Millions of people were at risk: this was the largest eviction ever ordered during peacetime in India, and affected Indigenous groups across the country. The criteria for eviction—a rejected claim—was rarely the fault of the groups themselves, but rather bureaucracy and sometimes outright illegal maneuvers by state governments and forest departments to reject and delay claims. With 400 million forest dwellers in India, only 4 million had filed claims and only 1.7 million of those claims had been approved.


Thousands of people came out to protest the order across the country and several conservation groups came out in defense of the act, emphasizing how integral indigenous knowledge and practice was to their work. Finally, by the end of the year, the court asked the state governments to review the rejections. To date, the Tribal Ministry is debating the progress made by states and by extension and the Act’s constitutionality.


Indigenous Rights Today


The saga of the FRA is not over. The Act, even if kept in law, is hardly perfect: for one, it grants no legal rights to tribes, only the permission to stay and cultivate lands. But the conflict mirrors the more fundamental reckoning everyone who cares about nature must eventually deal with. Does our idea of wild land exclude the very people who shaped it? And how do we move these abstract debates about land rights into practical policy?

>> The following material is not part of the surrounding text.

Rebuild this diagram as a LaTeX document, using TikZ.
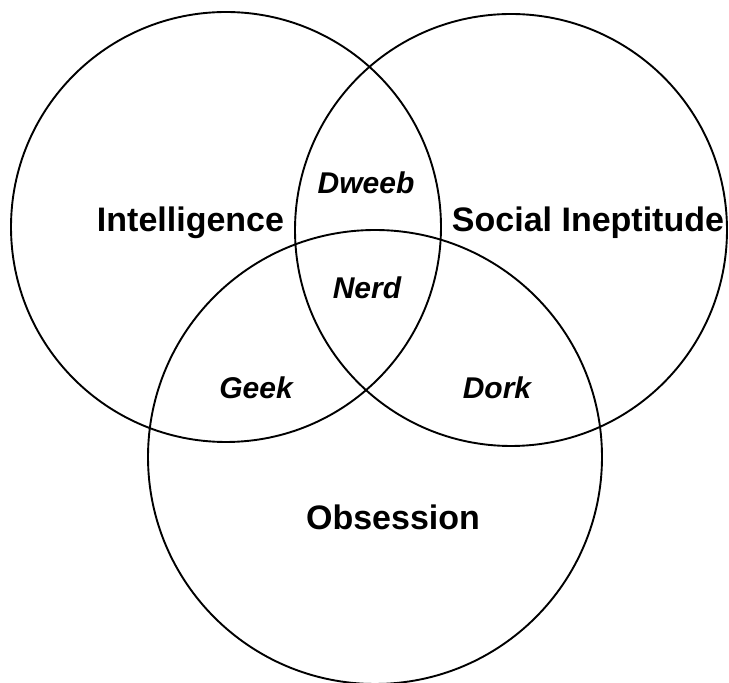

The FRA reveals that the path towards indigenous rights is not easy, and has no clear end in sight. But it does offer key insights. Perhaps the most important takeaway is that progress can be made when Indigenous people are given a platform. The Act may never have existed without the intersectional Indigenous advocacy of the Campaign for Survival and Dignity, and the battle to keep it alive continues because of their work.

As the US moves forward, we must keep working to shift power away from colonialist centers. Indigenous land management is not a fight that ends with this fire season or this election cycle. And it is not a battle that ends at the American border.